First, preheat oven 350.
Mix eggs and sugar together.
2 whole eggs, 3/4 cup monk fruit sweetener
Next, blend flour, baking powder, and spices together in a bowl.
3 tbsp almond flour, 1 1/4 cup cassava flour, 2 tsp baking powder, 1/4 tsp ginger, 1 tbsp cinnamon, 1 tsp cardamom
Mix milk and sour cream together.
1/2 cup milk, 8 tbsp sour cream
Next, blend together the egg mixture and the milk mixture together.
Blend the egg mixture with the coconut oil until thoroughly combined.

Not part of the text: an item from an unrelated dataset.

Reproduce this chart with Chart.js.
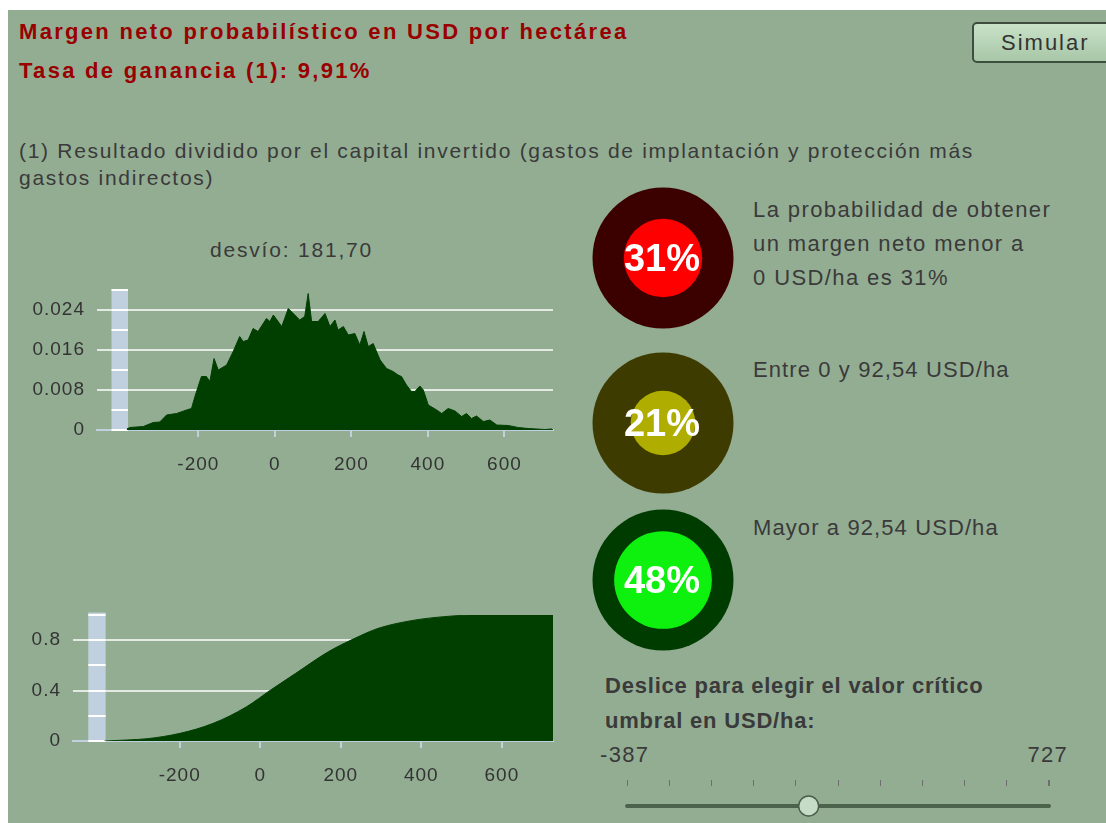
<!DOCTYPE html>
<html>
<head>
<meta charset="utf-8">
<script src="https://cdn.jsdelivr.net/npm/chart.js@4.4.0/dist/chart.umd.min.js"></script>
<style>
body { margin: 0; width: 1106px; height: 823px; overflow: hidden; background: #fff; font-family: "Liberation Sans", Arial, sans-serif; }
#panel { position: absolute; left: 8px; top: 10px; width: 1098px; height: 813px; background: #93ad93; }
.t { position: absolute; white-space: nowrap; color: #3a3a3a; }
.red { color: #990000; font-weight: bold; font-size: 22px; letter-spacing: 2.3px; line-height: 30px; left: 19px; }
canvas { position: absolute; }
#btn { position: absolute; left: 972px; top: 22px; width: 150px; height: 41px; box-sizing: border-box;
  border: 2px solid #3e4e3e; border-radius: 5px; background: linear-gradient(#c8e2c8, #a8c6a8);
  font-size: 22px; letter-spacing: 2px; color: #333; line-height: 37px; padding-left: 27px; }
</style>
</head>
<body>
<div id="panel"></div>
<div class="t red" style="top:17px">Margen neto probabilístico en USD por hectárea</div>
<div class="t red" style="top:56px">Tasa de ganancia (1): 9,91%</div>
<div id="btn">Simular</div>
<div class="t" style="left:19px;top:137px;font-size:21px;letter-spacing:1.7px;line-height:27px">(1) Resultado dividido por el capital invertido (gastos de implantación y protección más<br>gastos indirectos)</div>
<div class="t" style="left:210px;top:235px;font-size:21px;letter-spacing:1.8px;line-height:30px">desvío: 181,70</div>
<div class="t" style="left:753px;top:193px;font-size:22px;letter-spacing:1.4px;line-height:34px">La probabilidad de obtener<br>un margen neto menor a<br>0 USD/ha es 31%</div>
<div class="t" style="left:753px;top:353px;font-size:22px;letter-spacing:1.1px;line-height:34px">Entre 0 y 92,54 USD/ha</div>
<div class="t" style="left:753px;top:511px;font-size:22px;letter-spacing:1.1px;line-height:34px">Mayor a 92,54 USD/ha</div>
<div class="t" style="left:605px;top:669px;font-size:22px;font-weight:bold;letter-spacing:0.8px;line-height:34.5px">Deslice para elegir el valor crítico<br>umbral en USD/ha:</div>
<div class="t" style="left:600px;top:738px;font-size:22px;letter-spacing:1.3px;line-height:34px">-387</div>
<div class="t" style="right:38px;top:738px;font-size:22px;letter-spacing:1.3px;line-height:34px">727</div>

<canvas id="hist" width="545" height="200" style="left:20px;top:280px"></canvas>
<canvas id="cdf" width="555" height="191" style="left:10px;top:600px"></canvas>
<canvas id="g0" width="160" height="160" style="left:583px;top:178px"></canvas>
<canvas id="g1" width="160" height="160" style="left:583px;top:343px"></canvas>
<canvas id="g2" width="160" height="160" style="left:583px;top:500px"></canvas>
<canvas id="slider" width="470" height="66" style="left:600px;top:760px"></canvas>

<script>
// densidad del margen neto (USD/ha)
const histX = [-387, -379, -344, -318, -301, -283, -257, -231, -218, -209, -192, -179, -170, -159, -148, -126, -109, -92, -83, -70,
  -57, -44, -22, -13, -4, 18, 35, 48, 65, 78, 87, 96, 113, 131, 144, 157, 165, 179, 192, 209,
  222, 233, 244, 257, 275, 292, 309, 322, 331, 344, 357, 366, 379, 388, 401, 423, 436, 453, 471, 488,
  501, 514, 527, 545, 562, 580, 610, 636, 662, 706, 723, 727];
const histY = [0.0002, 0.0005, 0.0007, 0.0015, 0.0016, 0.003, 0.0033, 0.004, 0.0043, 0.0067, 0.0107, 0.0107, 0.0097, 0.0143, 0.012, 0.013, 0.0157, 0.0187, 0.0177, 0.018,
  0.0203, 0.0197, 0.0223, 0.0217, 0.023, 0.0207, 0.0243, 0.0233, 0.022, 0.0227, 0.0273, 0.0217, 0.0217, 0.0233, 0.0207, 0.022, 0.02, 0.0207, 0.019, 0.0193,
  0.017, 0.0197, 0.0167, 0.0173, 0.014, 0.0123, 0.0117, 0.011, 0.0107, 0.009, 0.0077, 0.0077, 0.0088, 0.008, 0.005, 0.004, 0.0033, 0.0043, 0.0038, 0.0027,
  0.0033, 0.0023, 0.0028, 0.0017, 0.002, 0.001, 0.0009, 0.0005, 0.0003, 0.0001, 0.0002, 0];

// probabilidad acumulada
const cdfX = [-387, -330, -281, -199, -117, -35, 26, 88, 170, 235, 293, 375, 457, 539, 727];
const cdfY = [0, 0.008, 0.018, 0.061, 0.14, 0.27, 0.405, 0.537, 0.71, 0.815, 0.894, 0.955, 0.987, 1.0, 1.0];

const xTicks = [-200, 0, 200, 400, 600];
const histTicks = [0, 0.008, 0.016, 0.024];
const cdfTicks = [0, 0.4, 0.8];

const probs = [31, 21, 48];
const outerColors = ['#3b0000', '#3d3b00', '#003c00'];
const innerColors = ['#ff0000', '#afae00', '#0ef00e'];

const sliderMin = -387;
const sliderMax = 727;
const sliderValue = 92.54;

Chart.defaults.font.family = '"Liberation Sans", Arial, sans-serif';
Chart.defaults.color = '#333';

const spacing = { id: 'spacing', beforeDraw(c) { c.ctx.letterSpacing = '1px'; } };

// barra celeste a la izquierda del area
const scaleBar = {
  id: 'scaleBar',
  beforeDatasetsDraw(chart, args, opts) {
    const { ctx, scales: { x, y } } = chart;
    const l = x.getPixelForValue(opts.from), r = x.getPixelForValue(opts.to);
    const top = y.getPixelForValue(opts.top), bottom = y.getPixelForValue(0);
    ctx.save();
    ctx.fillStyle = '#c0d0df';
    ctx.fillRect(l, top, r - l, bottom - top + 1);
    ctx.fillStyle = '#fff';
    for (let v = 0; v <= opts.top + 1e-9; v += opts.step) {
      const py = Math.round(y.getPixelForValue(v));
      ctx.fillRect(l, py - 1, r - l, 2);
    }
    ctx.restore();
  }
};

function areaChart(id, X, Y, yMax, yTicks, yWidth, padTop, bar, mono) {
  return new Chart(document.getElementById(id), {
    type: 'line',
    data: {
      datasets: [{
        data: X.map((x, i) => ({ x: x, y: Y[i] })),
        fill: 'origin',
        backgroundColor: '#003f00',
        borderColor: '#003f00',
        borderWidth: 1,
        pointRadius: 0,
        tension: 0,
        cubicInterpolationMode: mono ? 'monotone' : 'default'
      }]
    },
    options: {
      responsive: false,
      animation: false,
      events: [],
      layout: { autoPadding: false, padding: { top: padTop, right: 12 } },
      plugins: { legend: { display: false }, tooltip: { enabled: false }, scaleBar: bar },
      scales: {
        x: {
          type: 'linear', min: -465, max: 727,
          afterBuildTicks: s => { s.ticks = xTicks.map(v => ({ value: v })); },
          afterFit: s => { s.height = 50; s.paddingLeft = 0; s.paddingRight = 0; },
          grid: { drawOnChartArea: false, color: '#c0d0df', lineWidth: 2, tickLength: 7 },
          border: { color: '#c0d0df', width: 2 },
          ticks: { padding: 16, font: { size: 19 }, color: '#333' }
        },
        y: {
          min: 0, max: yMax,
          afterBuildTicks: s => { s.ticks = yTicks.map(v => ({ value: v })); },
          afterFit: s => { s.width = yWidth; s.paddingTop = 0; s.paddingBottom = 0; },
          grid: { drawTicks: false, lineWidth: 2, color: c => c.tick.value === 0 ? 'rgba(0,0,0,0)' : '#e3e9e3' },
          border: { display: false },
          ticks: { padding: 12, font: { size: 19 }, color: '#333', callback: v => String(v) }
        }
      }
    },
    plugins: [scaleBar, spacing]
  });
}

areaChart('hist', histX, histY, 0.028, histTicks, 77, 10, { from: -427, to: -384, top: 0.0282, step: 0.004 }, false);
areaChart('cdf', cdfX, cdfY, 1.0, cdfTicks, 63, 15, { from: -427, to: -384, top: 1.02, step: 0.2 }, true);

// circulos de probabilidad
const R = 70.5;
const centerText = {
  id: 'centerText',
  afterDatasetsDraw(chart, args, opts) {
    const el = chart.getDatasetMeta(0).data[0];
    const ctx = chart.ctx;
    ctx.save();
    ctx.font = 'bold 38px "Liberation Sans", Arial, sans-serif';
    ctx.fillStyle = '#fff';
    ctx.textAlign = 'center';
    ctx.textBaseline = 'alphabetic';
    ctx.fillText(opts.label, el.x - 1, el.y + 13);
    ctx.restore();
  }
};
probs.forEach((p, i) => {
  new Chart(document.getElementById('g' + i), {
    type: 'bubble',
    data: {
      datasets: [
        { data: [{ x: 0, y: 0, r: R * Math.sqrt(p / 100) }], backgroundColor: innerColors[i], borderWidth: 0 },
        { data: [{ x: 0, y: 0, r: R }], backgroundColor: outerColors[i], borderWidth: 0 }
      ]
    },
    options: {
      responsive: false,
      animation: false,
      events: [],
      layout: { autoPadding: false, padding: 0 },
      plugins: { legend: { display: false }, tooltip: { enabled: false }, centerText: { label: p + '%' } },
      scales: { x: { display: false, min: -1, max: 1 }, y: { display: false, min: -1, max: 1 } }
    },
    plugins: [centerText]
  });
});

// deslizador
new Chart(document.getElementById('slider'), {
  type: 'scatter',
  data: {
    datasets: [
      { data: [{ x: sliderValue, y: 0 }], pointRadius: 10, backgroundColor: '#c6dcc6', borderColor: '#4a5e4a', borderWidth: 1.5, clip: false },
      { data: [{ x: sliderMin, y: 0 }, { x: sliderMax, y: 0 }], showLine: true, pointRadius: 0, borderColor: '#4b634b', borderWidth: 4, borderCapStyle: 'round', clip: false }
    ]
  },
  options: {
    responsive: false,
    animation: false,
    events: [],
    layout: { autoPadding: false, padding: { top: 20, left: 27, right: 21 } },
    plugins: { legend: { display: false }, tooltip: { enabled: false } },
    scales: {
      x: {
        type: 'linear', position: 'top', min: sliderMin, max: sliderMax,
        afterBuildTicks: s => { s.ticks = Array.from({ length: 11 }, (_, k) => ({ value: sliderMin + k * (sliderMax - sliderMin) / 10 })); },
        afterFit: s => { s.height = 6; s.paddingLeft = 0; s.paddingRight = 0; },
        ticks: { display: false },
        grid: { drawOnChartArea: false, tickLength: 6, color: '#6e6e6e', lineWidth: c => c.index === 10 ? 2 : 1 },
        border: { display: false }
      },
      y: { display: false, min: -1, max: 1 }
    }
  }
});
</script>
</body>
</html>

1/2 cup melted coconut oil
Blend the liquid egg mixture with the flour and spices until combined.
Finally, pour batter into the oiled and almond floured bundt pan. (The batter will be a little thicker than what you are used to for normal cake batters.)
Place bundt pan on top of a baking pan (in case of the cake overflowing it will make the oven easier to clean.
Place baking pan into the oven and bake 30 to 40 minutes.
Test with a toothpick. If the toothpick comes out clean then it is ready to take out of the oven.
Remove from the oven and let sit 5 minutes.
Flip the bundt pan out onto a plate.
It can be topped with Cinnamon Whipped Cream and a shake of cinnamon spice.